Set aside the pictures and output only the lines from the one containing "Convert this chart to Chart.js code." up to and including the one containing "0.0026, 0.00248, 0.00227];".

**SUPPLIED RECORDS:**
=-=-=

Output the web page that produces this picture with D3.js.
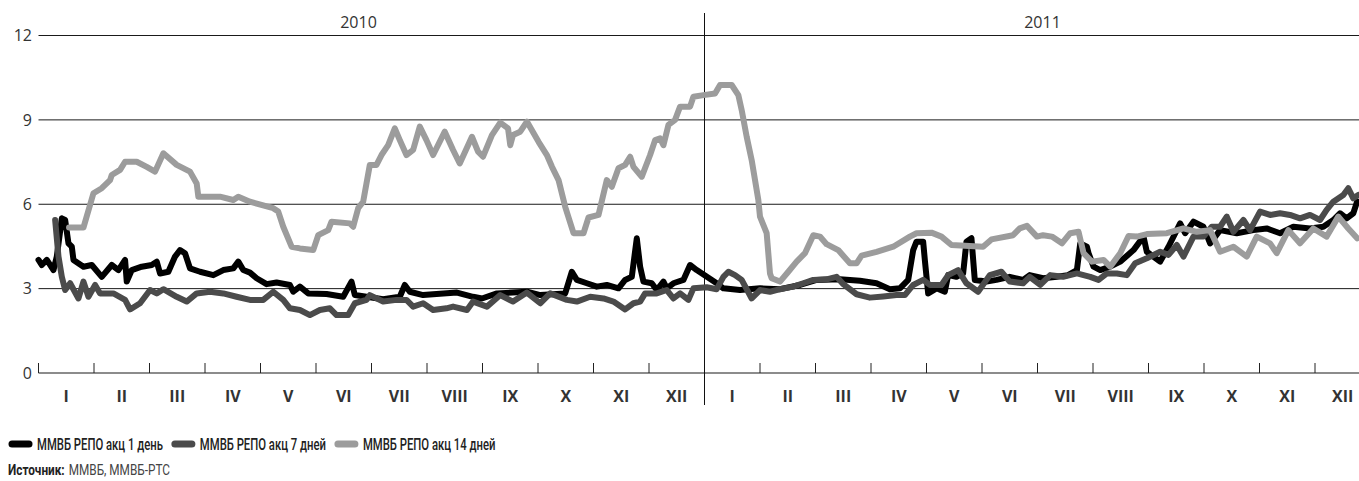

=-=-=

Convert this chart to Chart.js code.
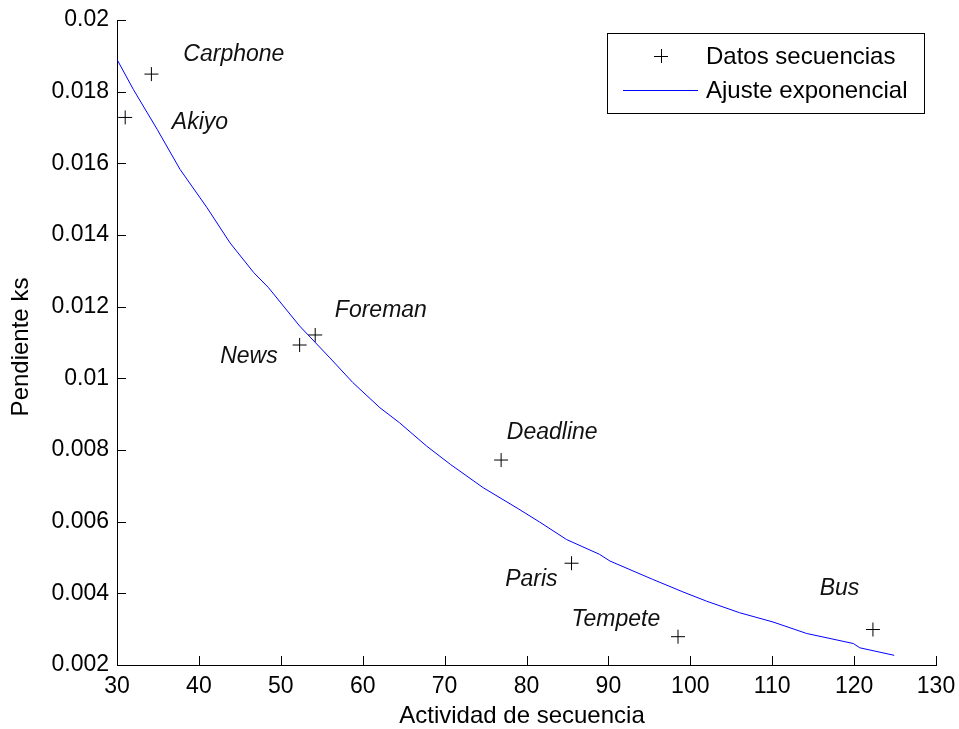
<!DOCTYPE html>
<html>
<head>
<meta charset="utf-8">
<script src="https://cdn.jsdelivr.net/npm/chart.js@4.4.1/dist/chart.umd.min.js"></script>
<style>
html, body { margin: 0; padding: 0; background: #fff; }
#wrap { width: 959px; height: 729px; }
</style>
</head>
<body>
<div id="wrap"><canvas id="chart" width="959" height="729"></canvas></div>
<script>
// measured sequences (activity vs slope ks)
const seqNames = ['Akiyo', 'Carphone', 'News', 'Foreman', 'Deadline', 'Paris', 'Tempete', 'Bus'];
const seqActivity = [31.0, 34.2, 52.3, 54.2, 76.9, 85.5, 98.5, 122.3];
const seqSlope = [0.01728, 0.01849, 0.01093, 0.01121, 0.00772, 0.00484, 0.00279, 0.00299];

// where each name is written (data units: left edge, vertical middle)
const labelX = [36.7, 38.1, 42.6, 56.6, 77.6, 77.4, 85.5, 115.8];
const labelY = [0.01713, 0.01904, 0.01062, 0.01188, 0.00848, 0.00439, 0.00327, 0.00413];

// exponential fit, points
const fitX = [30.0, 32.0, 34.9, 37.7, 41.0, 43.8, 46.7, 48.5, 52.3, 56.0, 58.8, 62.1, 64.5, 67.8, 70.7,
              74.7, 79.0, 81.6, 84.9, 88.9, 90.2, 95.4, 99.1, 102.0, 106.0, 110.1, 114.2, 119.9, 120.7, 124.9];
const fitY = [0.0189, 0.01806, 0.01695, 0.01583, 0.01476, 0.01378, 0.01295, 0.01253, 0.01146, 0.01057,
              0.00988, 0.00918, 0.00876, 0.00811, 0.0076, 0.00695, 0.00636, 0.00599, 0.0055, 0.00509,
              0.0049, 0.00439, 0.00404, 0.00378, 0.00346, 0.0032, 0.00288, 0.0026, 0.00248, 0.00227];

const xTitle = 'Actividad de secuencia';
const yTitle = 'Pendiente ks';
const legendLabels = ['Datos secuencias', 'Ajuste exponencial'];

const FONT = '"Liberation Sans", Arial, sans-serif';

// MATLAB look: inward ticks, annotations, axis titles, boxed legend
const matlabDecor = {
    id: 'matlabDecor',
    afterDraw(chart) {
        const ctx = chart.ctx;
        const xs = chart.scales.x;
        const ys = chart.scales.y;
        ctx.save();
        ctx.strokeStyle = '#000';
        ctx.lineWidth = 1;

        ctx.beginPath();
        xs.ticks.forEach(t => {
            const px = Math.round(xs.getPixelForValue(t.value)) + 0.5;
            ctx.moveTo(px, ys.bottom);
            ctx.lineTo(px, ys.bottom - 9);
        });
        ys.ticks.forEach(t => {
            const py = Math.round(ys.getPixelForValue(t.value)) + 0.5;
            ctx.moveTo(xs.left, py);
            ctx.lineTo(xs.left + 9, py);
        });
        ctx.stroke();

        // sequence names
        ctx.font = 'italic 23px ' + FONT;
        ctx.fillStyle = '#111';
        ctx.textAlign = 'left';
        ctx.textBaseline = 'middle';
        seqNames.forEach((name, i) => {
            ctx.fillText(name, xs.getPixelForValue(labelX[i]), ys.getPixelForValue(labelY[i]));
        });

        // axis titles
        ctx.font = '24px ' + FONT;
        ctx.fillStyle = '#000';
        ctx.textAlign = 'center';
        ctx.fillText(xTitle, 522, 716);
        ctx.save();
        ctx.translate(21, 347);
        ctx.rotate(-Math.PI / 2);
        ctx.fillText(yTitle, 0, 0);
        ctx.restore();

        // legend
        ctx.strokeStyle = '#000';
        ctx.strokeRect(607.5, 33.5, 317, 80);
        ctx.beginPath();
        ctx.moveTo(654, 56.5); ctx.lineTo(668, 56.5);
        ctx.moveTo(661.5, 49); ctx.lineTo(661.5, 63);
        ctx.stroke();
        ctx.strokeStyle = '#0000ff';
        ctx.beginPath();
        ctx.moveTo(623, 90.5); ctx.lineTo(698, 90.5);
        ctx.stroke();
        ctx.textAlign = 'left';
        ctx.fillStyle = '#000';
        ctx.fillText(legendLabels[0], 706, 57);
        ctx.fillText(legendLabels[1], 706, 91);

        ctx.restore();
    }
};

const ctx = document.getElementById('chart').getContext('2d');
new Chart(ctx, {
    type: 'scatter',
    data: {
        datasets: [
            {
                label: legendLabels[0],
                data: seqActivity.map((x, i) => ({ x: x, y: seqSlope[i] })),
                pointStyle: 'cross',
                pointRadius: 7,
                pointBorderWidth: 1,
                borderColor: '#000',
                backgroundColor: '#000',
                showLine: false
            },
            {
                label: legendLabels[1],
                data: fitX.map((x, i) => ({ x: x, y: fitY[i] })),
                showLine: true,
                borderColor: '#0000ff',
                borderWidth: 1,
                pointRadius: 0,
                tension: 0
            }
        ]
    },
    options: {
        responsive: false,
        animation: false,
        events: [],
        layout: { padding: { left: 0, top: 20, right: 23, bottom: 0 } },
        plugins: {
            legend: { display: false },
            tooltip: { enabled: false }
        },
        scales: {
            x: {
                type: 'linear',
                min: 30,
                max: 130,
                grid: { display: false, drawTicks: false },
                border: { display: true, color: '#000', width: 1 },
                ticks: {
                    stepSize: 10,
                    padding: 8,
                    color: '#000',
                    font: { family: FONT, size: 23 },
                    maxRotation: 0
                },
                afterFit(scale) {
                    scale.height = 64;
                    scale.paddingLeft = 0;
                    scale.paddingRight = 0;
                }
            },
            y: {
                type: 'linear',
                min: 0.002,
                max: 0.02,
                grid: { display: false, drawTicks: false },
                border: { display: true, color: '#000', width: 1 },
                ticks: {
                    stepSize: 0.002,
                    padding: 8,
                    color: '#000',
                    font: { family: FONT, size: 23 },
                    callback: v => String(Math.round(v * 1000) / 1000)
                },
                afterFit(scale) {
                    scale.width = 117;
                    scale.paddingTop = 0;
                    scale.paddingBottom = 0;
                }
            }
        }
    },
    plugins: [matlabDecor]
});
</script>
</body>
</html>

=-=-=

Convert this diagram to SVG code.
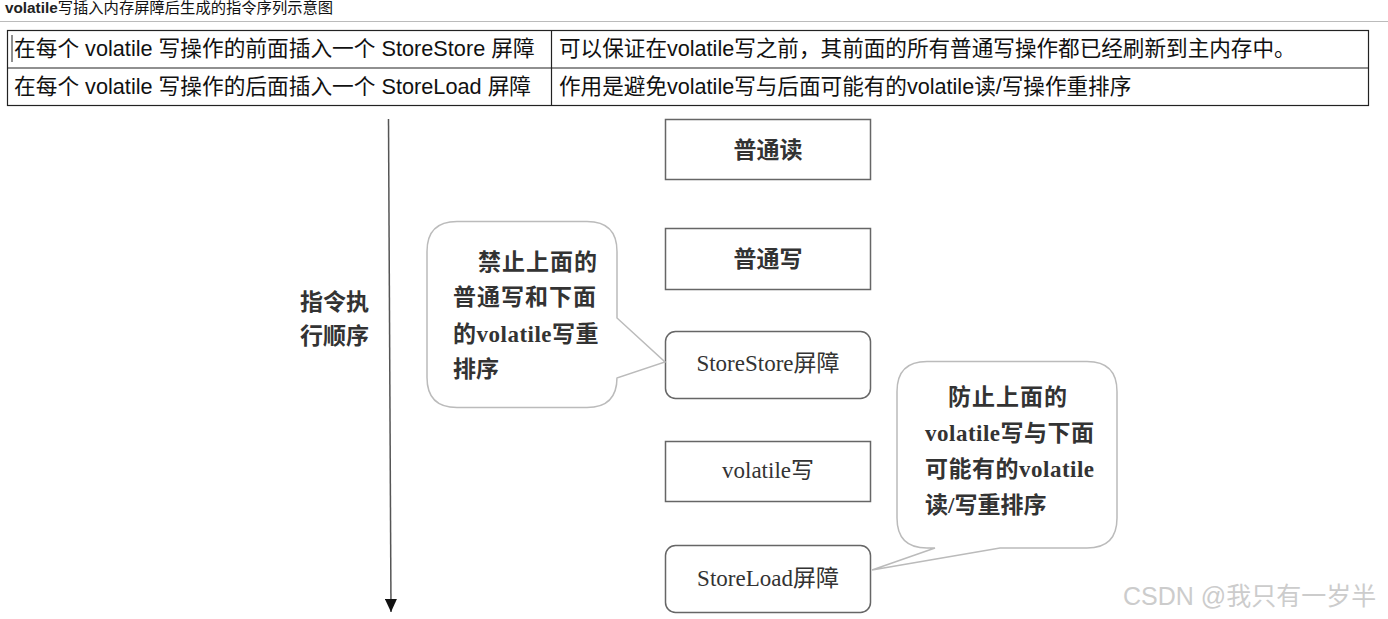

=-=-=

**RESPONSE TO THE EXERCISE:**
Convert this chart to Chart.js code.
<!DOCTYPE html>
<html>
<head>
<meta charset="utf-8">
<script src="https://cdn.jsdelivr.net/npm/chart.js@4.4.1/dist/chart.umd.min.js"></script>
<style>
html, body { margin: 0; padding: 0; background: #fff; }
#wrap { width: 959px; height: 729px; }
</style>
</head>
<body>
<div id="wrap"><canvas id="chart" width="959" height="729"></canvas></div>
<script>
// measured sequences (activity vs slope ks)
const seqNames = ['Akiyo', 'Carphone', 'News', 'Foreman', 'Deadline', 'Paris', 'Tempete', 'Bus'];
const seqActivity = [31.0, 34.2, 52.3, 54.2, 76.9, 85.5, 98.5, 122.3];
const seqSlope = [0.01728, 0.01849, 0.01093, 0.01121, 0.00772, 0.00484, 0.00279, 0.00299];

// where each name is written (data units: left edge, vertical middle)
const labelX = [36.7, 38.1, 42.6, 56.6, 77.6, 77.4, 85.5, 115.8];
const labelY = [0.01713, 0.01904, 0.01062, 0.01188, 0.00848, 0.00439, 0.00327, 0.00413];

// exponential fit, points
const fitX = [30.0, 32.0, 34.9, 37.7, 41.0, 43.8, 46.7, 48.5, 52.3, 56.0, 58.8, 62.1, 64.5, 67.8, 70.7,
              74.7, 79.0, 81.6, 84.9, 88.9, 90.2, 95.4, 99.1, 102.0, 106.0, 110.1, 114.2, 119.9, 120.7, 124.9];
const fitY = [0.0189, 0.01806, 0.01695, 0.01583, 0.01476, 0.01378, 0.01295, 0.01253, 0.01146, 0.01057,
              0.00988, 0.00918, 0.00876, 0.00811, 0.0076, 0.00695, 0.00636, 0.00599, 0.0055, 0.00509,
              0.0049, 0.00439, 0.00404, 0.00378, 0.00346, 0.0032, 0.00288, 0.0026, 0.00248, 0.00227];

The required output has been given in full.